==== Material provided ====

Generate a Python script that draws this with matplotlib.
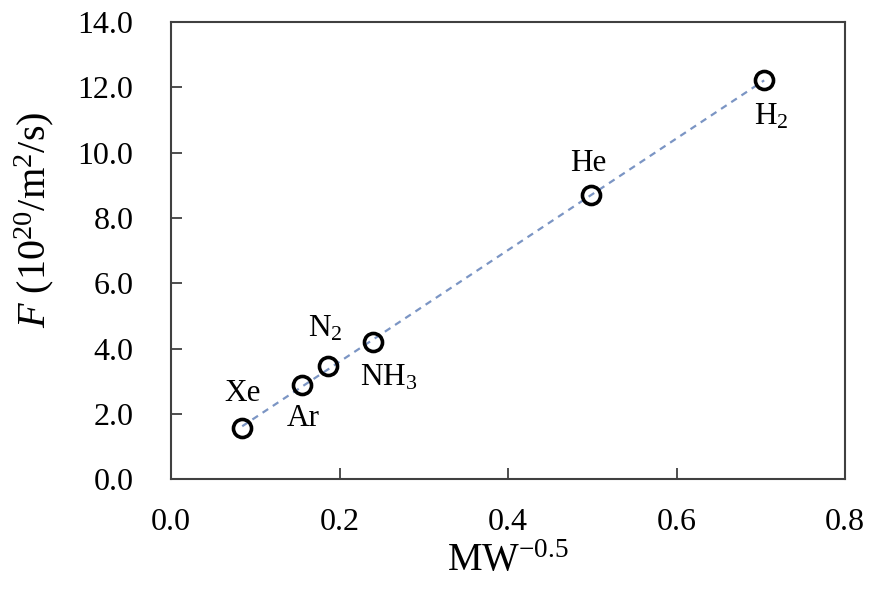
import numpy as np
import matplotlib
matplotlib.use('Agg')
import matplotlib.pyplot as plt

# data
gases = ['Xe', 'Ar', 'N$_2$', 'NH$_3$', 'He', 'H$_2$']
mw_inv_sqrt = [0.0845, 0.156, 0.186, 0.240, 0.499, 0.704]
flux = [1.56, 2.88, 3.46, 4.20, 8.70, 12.22]

# label anchors (data coords) for each gas
label_x = [0.085, 0.157, 0.183, 0.258, 0.495, 0.713]
label_y = [2.63, 1.87, 4.62, 3.10, 9.68, 11.09]

plt.rcParams['font.family'] = ['Liberation Serif', 'DejaVu Serif']
plt.rcParams['mathtext.fontset'] = 'custom'
plt.rcParams['mathtext.rm'] = 'Liberation Serif'
plt.rcParams['mathtext.it'] = 'Liberation Serif:italic'

fig = plt.figure(figsize=(8.83, 5.90), dpi=100)
ax = fig.add_axes([0.1937, 0.188, 0.7633, 0.7745])

# linear trend line (dashed)
k, b = np.polyfit(mw_inv_sqrt, flux, 1)
xs = np.array([mw_inv_sqrt[0], mw_inv_sqrt[-1]])
ax.plot(xs, k * xs + b, ls=(0, (3, 2.5)), color='#7b95c4', lw=1.6, zorder=1)

ax.plot(mw_inv_sqrt, flux, 'o', ms=13, mfc='none', mec='black', mew=2.6, zorder=2)

for name, tx, ty in zip(gases, label_x, label_y):
    ax.text(tx, ty, name, fontsize=22.5, ha='center', va='center')

ax.set_xlim(0, 0.8)
ax.set_ylim(0, 14)
ax.set_xticks(np.arange(0, 0.81, 0.2))
ax.set_yticks(np.arange(0, 14.1, 2))
ax.xaxis.set_major_formatter(matplotlib.ticker.FormatStrFormatter('%.1f'))
ax.yaxis.set_major_formatter(matplotlib.ticker.FormatStrFormatter('%.1f'))
ax.tick_params(direction='in', length=8, width=1.3, color='#404040',
               labelsize=23, top=False, right=False)
ax.tick_params(axis='x', pad=21)
ax.tick_params(axis='y', pad=27)

for sp in ax.spines.values():
    sp.set_color('#404040')
    sp.set_linewidth(1.5)

ax.set_xlabel('MW$^{\\mathrm{-0.5}}$', fontsize=28, labelpad=4)
ax.set_ylabel('$\\it{F}$ (10$^{20}$/m$^{2}$/s)', fontsize=29)
ax.yaxis.set_label_coords(-0.17, 0.567)

fig.savefig('out.png', dpi=100)
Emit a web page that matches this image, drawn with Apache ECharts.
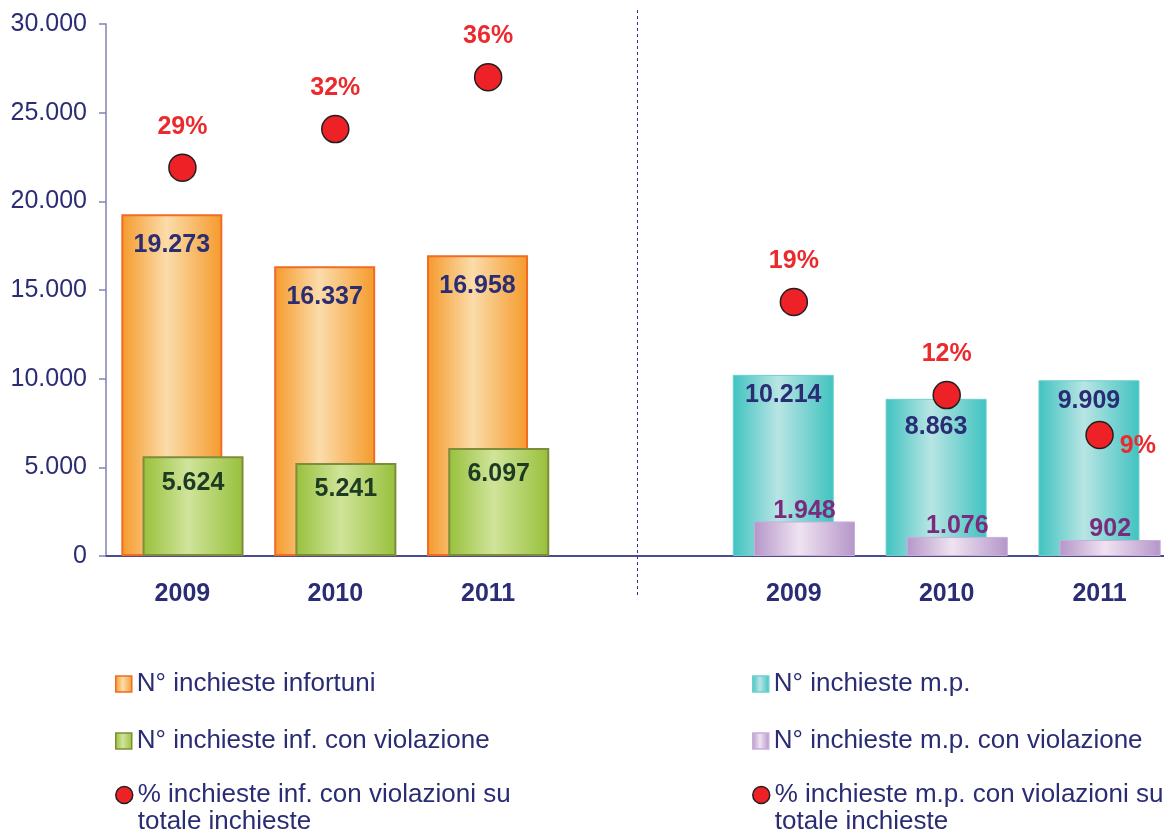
<!DOCTYPE html>
<html>
<head>
<meta charset="utf-8">
<script src="https://cdn.jsdelivr.net/npm/echarts@6/dist/echarts.min.js"></script>
<style>
  html, body { margin: 0; padding: 0; background: #fff; overflow: hidden; }
  /* the original picture is cropped on the right, so the canvas runs a little past the window */
  #chart { width: 1176px; height: 836px; }
</style>
</head>
<body>
<div id="chart"></div>
<script>
// categories: left group (infortuni), empty separator slot, right group (malattie professionali)
const years = ['2009', '2010', '2011', '', '2009', '2010', '2011']

const inchiesteInf = [19273, 16337, 16958, '-', '-', '-', '-']
const inchiesteInfViol = [5624, 5241, 6097, '-', '-', '-', '-']
const inchiesteMp = ['-', '-', '-', '-', 10214, 8863, 9909]
const inchiesteMpViol = ['-', '-', '-', '-', 1948, 1076, 902]
const pctInf = [29.2, 32.1, 36.0, '-', '-', '-', '-']
const pctMp = ['-', '-', '-', '-', 19.1, 12.1, 9.1]

const NAVY = '#2b2d74'
const RED_TXT = '#ec2a2e'
const FONT = '"Liberation Sans", Arial, sans-serif'

const names = {
  inf: 'N° inchieste infortuni',
  infViol: 'N° inchieste inf. con violazione',
  pctInf: '% inchieste inf. con violazioni su\ntotale inchieste',
  mp: 'N° inchieste m.p.',
  mpViol: 'N° inchieste m.p. con violazione',
  pctMp: '% inchieste m.p. con violazioni su\ntotale inchieste'
}

const thousands = v => String(v).replace(/\B(?=(\d{3})+(?!\d))/g, '.')

const cyl = (edge, light) => new echarts.graphic.LinearGradient(0, 0, 1, 0, [
  { offset: 0, color: edge },
  { offset: 0.45, color: light },
  { offset: 1, color: edge }
])

const barLabel = (color, position, distance) => ({
  show: true,
  position: position,
  distance: distance,
  color: color,
  fontFamily: FONT,
  fontSize: 25,
  fontWeight: 'bold',
  formatter: p => thousands(p.value)
})

const dotLabel = {
  show: true,
  position: 'top',
  distance: 14,
  color: RED_TXT,
  fontFamily: FONT,
  fontSize: 25,
  fontWeight: 'bold',
  formatter: p => Math.round(p.value) + '%'
}

const dotStyle = { color: '#ee2226', borderColor: '#231f20', borderWidth: 1.5, opacity: 1 }

const chart = echarts.init(document.getElementById('chart'), null, { renderer: 'canvas' })

const legendItem = (name, icon, top, left, extra) => Object.assign({
  orient: 'vertical',
  left: left,
  top: top,
  padding: 0,
  icon: icon,
  itemWidth: icon === 'circle' ? 17 : 16,
  itemHeight: icon === 'circle' ? 17 : 16,
  itemGap: 0,
  selectedMode: false,
  itemStyle: { borderWidth: 1.5, opacity: 1 },
  textStyle: { color: NAVY, fontFamily: FONT, fontSize: 26, lineHeight: 27 },
  data: [name]
}, extra || {})

// the two-line entries keep their first line level with the dot
const dotLegendExtra = { formatter: n => '\n' + n }

chart.setOption({
  animation: false,
  backgroundColor: '#fff',
  grid: { left: 106, top: 24, right: 0, bottom: 280, containLabel: false },
  xAxis: {
    type: 'category',
    data: years,
    axisLine: { lineStyle: { color: '#4b4b8e', width: 2 } },
    axisTick: {
      length: 8,
      lineStyle: { color: '#7c7cb0', width: 1.5 },
      interval: i => i !== 3 && i !== 4
    },
    axisLabel: {
      margin: 26,
      color: NAVY,
      fontFamily: FONT,
      fontSize: 25,
      fontWeight: 'bold',
      interval: 0
    }
  },
  yAxis: [{
    type: 'value',
    min: 0,
    max: 30000,
    interval: 5000,
    axisLine: { show: true, lineStyle: { color: '#8282b6', width: 1.5 } },
    axisTick: { show: true, length: 7, lineStyle: { color: '#8282b6', width: 1.5 } },
    splitLine: { show: false },
    axisLabel: {
      margin: 19,
      color: NAVY,
      fontFamily: FONT,
      fontSize: 25,
      formatter: v => thousands(v)
    }
  }, {
    type: 'value',
    min: 0,
    max: 40,
    show: false,
    splitLine: { show: false }
  }],
  legend: [
    legendItem(names.inf, 'rect', 670.5, 115),
    legendItem(names.infViol, 'rect', 727.5, 115),
    legendItem(names.pctInf, 'circle', 754.5, 115, dotLegendExtra),
    legendItem(names.mp, 'rect', 670.5, 752),
    legendItem(names.mpViol, 'rect', 727.5, 752),
    legendItem(names.pctMp, 'circle', 754.5, 752, dotLegendExtra)
  ],
  series: [{
    name: names.inf,
    type: 'bar',
    stack: 'tot',
    barWidth: 101,
    barGap: '-79%',
    data: inchiesteInf,
    itemStyle: { color: cyl('#f59a2b', '#fbdcaa'), borderColor: '#f26b22', borderWidth: 2 },
    label: barLabel(NAVY, 'insideTop', 18)
  }, {
    name: names.infViol,
    type: 'bar',
    stack: 'viol',
    barWidth: 101,
    barGap: '-79%',
    data: inchiesteInfViol,
    itemStyle: { color: cyl('#97c03b', '#d0e49a'), borderColor: '#7f8d3b', borderWidth: 2 },
    label: barLabel('#1d3a22', 'insideTop', 14)
  }, {
    name: names.mp,
    type: 'bar',
    stack: 'tot',
    barWidth: 101,
    barGap: '-79%',
    // 2010 label is pushed down below the dot, as in the original
    data: inchiesteMp.map((v, i) => i === 5 ? { value: v, label: { distance: 16 } } : v),
    itemStyle: { color: cyl('#40c3c0', '#b8e5e4'), borderColor: '#6dcfcd', borderWidth: 1 },
    label: barLabel(NAVY, 'insideTop', 8)
  }, {
    name: names.mpViol,
    type: 'bar',
    stack: 'viol',
    barWidth: 101,
    barGap: '-79%',
    data: inchiesteMpViol,
    itemStyle: { color: cyl('#b596c9', '#efe3f1'), borderColor: '#c7aedb', borderWidth: 1 },
    label: barLabel('#7a2b7e', 'top', -2)
  }, {
    name: names.pctInf,
    type: 'scatter',
    yAxisIndex: 1,
    symbol: 'circle',
    symbolSize: 27,
    z: 5,
    data: pctInf,
    itemStyle: dotStyle,
    label: dotLabel
  }, {
    name: names.pctMp,
    type: 'scatter',
    yAxisIndex: 1,
    symbol: 'circle',
    symbolSize: 27,
    z: 5,
    // last point's label sits to the right of the dot, as in the original
    data: pctMp.map((v, i) => i === pctMp.length - 1
      ? { value: v, label: { position: 'right', distance: 6, offset: [0, 11] } }
      : v),
    itemStyle: dotStyle,
    label: dotLabel
  }]
})

// dotted separator through the empty category slot
const sepX = Math.round(chart.convertToPixel({ xAxisIndex: 0 }, 3)) - 3.5
chart.setOption({
  graphic: [{
    type: 'line',
    silent: true,
    shape: { x1: sepX, y1: 10, x2: sepX, y2: 595 },
    style: { stroke: '#2e3192', lineWidth: 1, lineDash: [3, 3] }
  }]
})
</script>
</body>
</html>
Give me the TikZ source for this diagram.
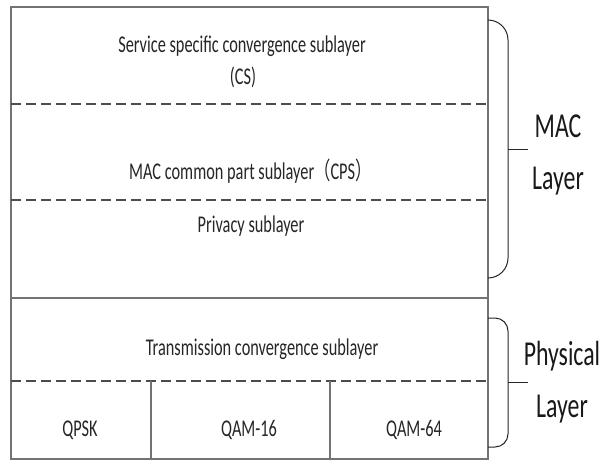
\documentclass[tikz,border=0pt]{standalone}
\usepackage{fontspec}
\setmainfont{Carlito}
\newfontfamily\cjk{Noto Sans CJK SC}
\usepackage{graphicx}
% narrow text, as in the layer labels
\newcommand{\cond}[1]{\scalebox{0.68}[1]{#1}}
\tikzset{
  layerbox/.style={draw=black!55, line width=1.5pt},
  sep/.style={draw=black!70, line width=2.4pt, dash pattern=on 10pt off 5pt},
  brace/.style={draw=black!85, line width=1pt},
  lbl/.style={font=\fontsize{24}{29}\selectfont, text=black!85, inner sep=0pt},
  side/.style={font=\fontsize{35}{52}\selectfont, align=center, text=black!90, inner sep=0pt},
}
\begin{document}
\begin{tikzpicture}[x=1pt,y=-1pt]
\useasboundingbox (0,0) rectangle (603,461);
\fill[white] (0,0) rectangle (603,461);
% MAC sublayers
\draw[layerbox] (11,7) rectangle (488,298);
\draw[sep] (11,104) -- (488,104);
\draw[sep] (11,200) -- (488,200);
% physical sublayers
\draw[layerbox] (11,298) rectangle (488,459);
\draw[sep] (11,381) -- (488,381);
\draw[layerbox] (151,381) -- (151,459) (330,381) -- (330,459);

\node[lbl] (cs1) at (242,46) {\cond{Service specific convergence sublayer}};
\node[lbl] (cs2) at (243,77) {\cond{(CS)}};
\node[lbl,anchor=west] (cps) at (129,171) {\cond{MAC common part sublayer{\cjk （}CPS{\cjk ）}}};
\node[lbl] (priv) at (251,226) {\cond{Privacy sublayer}};
\node[lbl] (tc) at (262,349) {\cond{Transmission convergence sublayer}};
\node[lbl] (qpsk) at (80,430) {\cond{QPSK}};
\node[lbl] (qam16) at (249,430) {\cond{QAM-16}};
\node[lbl] (qam64) at (414,430) {\cond{QAM-64}};

% braces on the right
\draw[brace,rounded corners=20pt] (488,20) -- (508,20) -- (508,278) -- (488,278);
\draw[brace,rounded corners=13pt] (488,318) -- (508,318) -- (508,447) -- (488,447);

\node[side] (mac) at (558,155) {\cond{MAC}\\\cond{Layer}};
\node[side] (phy) at (562,382) {\cond{Physical}\\\cond{Layer}};
\coordinate (macb) at (508,149);
\coordinate (phyb) at (508,382);
\coordinate (mact) at (528,149);
\coordinate (phyt) at (528,382);
\draw[brace] (macb) -- (mact);
\draw[brace] (phyb) -- (phyt);
\end{tikzpicture}
\end{document}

====

Problem to work on = Looking at the records above, count the lines where the word "this" appears. State only the number.

Exercise solution = 3